温かい湯に浸かって其の儘此の肉をゆっくりと溶かしてしまうのが、本当は一番の理想ではある。しかし其の源泉を私は持ち合わせていない、或いは発掘できていないだけ?芯温は何度だろうか、寒いのは外気のほうが冷たいからだろうか。此儘凍死してしまいたいのに、冷めた湯に沈められて、眠りにつく前に起こされてしまう。温くて気持ち悪い、酷寒の夢で終わらせて欲しいというのに。此の地に源泉が在るとは聞いているけれど、もう探すのに疲れてしまっている。微温湯を幾ら辿れど微温湯の儘で、しかし其れに温かいと浸かる人ばかりで。源泉を見つけたらしき人たちは、未だに温いと言うばかりで。私も其処に入れてほしいのに、どうやら招かれざる客らしい。

只の線なのに、只の色なのに、只の波でしかないというのに、其れ等を記号として、媒介させるものとして、其れ等に此の血を託す他無い。雑談が騒がしい、沈黙から聞こえてくる心根の波に耳を傾けたい。託すことのない記号ばかりが鳴り響いて煩い、掴んで引っ張らないで、痛いから。其方側に広がる理想郷は、どうせ行けないのだから知らない方が良い。見せて来ないで、掬い取らないで、せめて私ごと掬い上げて。

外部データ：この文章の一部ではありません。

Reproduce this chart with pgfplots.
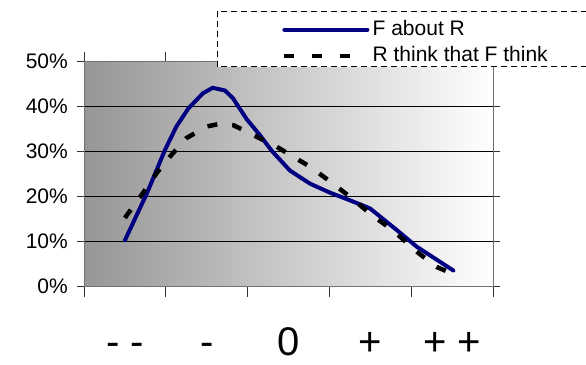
\documentclass[border=0pt]{standalone}
\usepackage{fontspec}
\setmainfont{Liberation Sans}
\usepackage{pgfplots}
\pgfplotsset{compat=1.18}
\definecolor{navyline}{RGB}{0,0,128}
\definecolor{bgleft}{RGB}{150,150,150}
\begin{document}
\begin{tikzpicture}
\useasboundingbox (0,0) rectangle (586pt,364pt);
\begin{axis}[
  at={(84pt,77.3pt)}, anchor=south west,
  width=409pt, height=225pt, scale only axis,
  xmin=0, xmax=5, ymin=0, ymax=50,
  clip=false,
  axis background/.style={left color=bgleft, right color=white},
  axis line style={draw=black!55, line width=1pt},
  tick align=outside,
  major tick length=7pt,
  tick style={black!80, line width=0.8pt},
  xtick={0,1,2,3,4,5}, xticklabels={,,,,,},
  xtick style={/pgfplots/major tick length=10pt},
  extra x ticks={0.5,1.5,2.5,3.5,4.5},
  extra x tick labels={- -,-,0,+,+ +},
  extra x tick style={major tick length=0pt, tick style={draw=none},
    tick label style={font=\fontsize{40}{40}\selectfont, inner sep=0pt, text height=29pt, text depth=0pt, yshift=-39.5pt}},
  ytick={0,10,...,50},
  yticklabel={\pgfmathprintnumber{\tick}\%},
  /pgf/number format/assume math mode=true,
  yticklabel style={font=\fontsize{21}{21}\selectfont, inner sep=0pt, xshift=-9pt},
  ymajorgrids, major grid style={black, line width=0.8pt},
  legend style={draw=none, fill=none, at={(0.484,1.185)}, anchor=north west,
    inner sep=0pt, row sep=7pt, column sep=3pt,
    font=\fontsize{21}{21}\selectfont,
    nodes={inner sep=0pt, text height=15pt, text depth=4pt, anchor=west}},
  legend cell align=left,
  legend image code/.code={\draw[#1] (0pt,0pt) -- (83pt,0pt);},
]
\draw[black, line width=0.8pt, dash pattern=on 6pt off 4pt, fill=white]
  (rel axis cs:0.3252,1.2253) rectangle (rel axis cs:1.35,0.9778);
\addplot[navyline, line width=4pt, line join=round, line cap=round, forget plot] coordinates {
(0.5,10.3) (0.77,20.8) (0.99,30.4) (1.13,35.6) (1.275,39.6) (1.455,43.0) (1.573,44.2)
(1.724,43.6) (1.82,41.9) (1.99,37.2) (2.15,33.7) (2.295,30.2) (2.518,25.8)
(2.763,22.9) (3.007,20.9) (3.25,19.2) (3.496,17.4) (3.823,12.6) (4.067,8.9) (4.515,3.6)
};
\addplot[black, line width=4.5pt, dash pattern=on 10pt off 15pt, forget plot] coordinates {
(0.5,15.3) (0.72,20.8) (0.89,25.3) (1.07,29.3) (1.25,33.0) (1.5,35.6) (1.66,36.2)
(1.825,35.9) (2.07,33.7) (2.355,31.1) (2.52,29.3) (2.76,26.7) (3.0,23.5) (3.25,20.0)
(3.52,15.9) (3.8,12.2) (4.03,8.3) (4.31,4.4) (4.45,3.3)
};
\addlegendimage{navyline, line width=4pt, line cap=round}
\addlegendentry{F about R}
\addlegendimage{black, line width=4.5pt, dash pattern=on 10pt off 18pt}
\addlegendentry{R think that F think}
\end{axis}
\end{tikzpicture}
\end{document}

くだらない小さな物語たちを、只横切るだけだったり、少しだけ垣間見たり、別の誰かが大げさに開いたものを覗いたりする。大抵は果汁を飲み干す様に、蜜を舐める様に味わうだけ。此の小さく醜い物語に恐らく誰も興味はないのだろうが、それでも小瓶に詰めて海に流すことだけは勝手にしていこうと思う。誰も拾い上げなくていい、邪魔だと捨ててもらっても、どうなろうと行く末を知ることはないのだから。

人生を喩えた目の前の風景は、只芽吹き咲き乱れ散っていくだけだった。共に捨て去ったはずのものを、再び搔き集めるというのを、幾度となく繰り返している。擲ってしまおうと決意したはずなのに、結局惜しんで捨て切れない。持っていたって仕方がないことくらいは理解しているはずだというのに。やはり那の風景に、此の身を準える他ないのだろうか。